For widespread heavy snowfall to occur, air must be rising rapidly in the atmosphere for long periods of time and over large areas. The Sutcliffe development equation models mechanisms in the lower levels of the atmosphere (from 5,000 to 10,000 feet) that cause the air to rise, while the quasi-geostrophic geopotential tendency equation models mechanisms in the middle levels of the atmosphere (from 15,000 to 20,000 feet) that result in rising air. The second method is the newer of the two and a primary one used by modern forecasters.

Radakovich compared the computed results from both equations with those for the actual storm. He found that the older Sutcliffe development equation proved to be the more accurate model. Thus, mechanisms in the lower levels of the atmosphere dominated the development of the Blizzard of 1996. The lack of success using the quasi-geostrophic geopotential tendency equation suggests that old methods such as the Sutcliffe scheme are still very useful and, in some cases, provide a better tool, as for the Blizzard of 1996.

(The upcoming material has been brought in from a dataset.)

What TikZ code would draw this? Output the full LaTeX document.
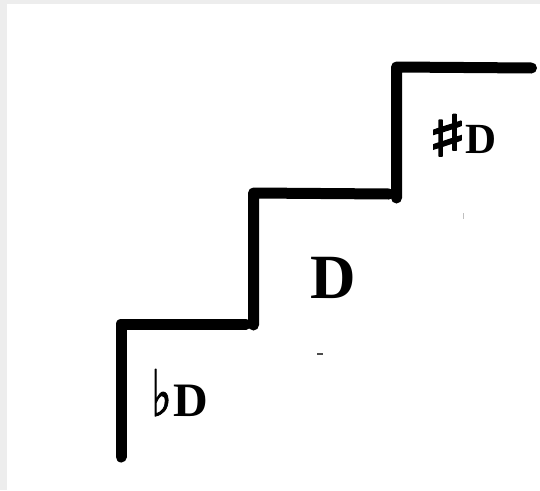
\documentclass[tikz,border=0pt]{standalone}
\usepackage{fontspec}
\usepackage{graphicx}
\setmainfont{Liberation Serif}
\newfontfamily\flatfont[FakeBold=1.5]{DejaVu Sans}
\newfontfamily\sharpfont[FakeBold=3]{DejaVu Sans}
\begin{document}
\begin{tikzpicture}[x=1pt,y=-1pt,
  stair/.style={line width=11pt,line cap=round,line join=round,black},
  lbl/.style={inner sep=0pt,anchor=base west,font=\bfseries}]
\useasboundingbox (0,0) rectangle (540,490);
\fill[black!7] (0,0) rectangle (540,490);
\fill[white] (7,4) rectangle (540,490);
% step 1
\coordinate (a1) at (121,457);
\coordinate (a2) at (121,324);
\coordinate (a3) at (246,324);
% step 2
\coordinate (b1) at (253.5,325);
\coordinate (b2) at (253.5,193);
\coordinate (b3) at (389,194);
% step 3
\coordinate (c1) at (396.5,198);
\coordinate (c2) at (396.5,67);
\coordinate (c3) at (531.5,68);
\draw[stair] (a1) -- (a2) -- (a3);
\draw[stair] (b1) -- (b2) -- (b3);
\draw[stair] (c1) -- (c2) -- (c3);
% labels
\node[lbl,font=\fontsize{48}{48}\selectfont\bfseries] (flat) at (151,416) {\scalebox{0.68}[1]{\flatfont\fontsize{64}{64}\selectfont ♭}\hspace{2pt}D};
\node[lbl,font=\fontsize{42}{42}\selectfont\bfseries] (nat) at (310,298) {\fontsize{63}{63}\selectfont D};
\node[lbl,font=\fontsize{43}{43}\selectfont\bfseries] (sharp) at (427,153) {\raisebox{-3pt}{\scalebox{1.55}[1.05]{\sharpfont\fontsize{54}{54}\selectfont ♯}}\hspace{-2pt}D};
% specks
\draw[line width=1.5pt,black!70] (317,354) -- (323,354);
\draw[line width=0.8pt,black!25] (463,213) -- (463,219);
\end{tikzpicture}
\end{document}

"Because of our success using the Sutcliffe development equation," says Radakovich, "Dr. Shirer and I recommend that the model be placed on the Department of Meteorology computer system. Students will then have the opportunity to witness firsthand these applications of dynamics. From our results, we believe that the Sutcliffe development equation may be valuable as a forecasting tool."

Radakovich provides a more detailed account of his research procedures and results in his honors thesis, "A Case Study of the Evolution of the Blizzard of 1996 Through the Application of Quasi-Geostrophic Theory."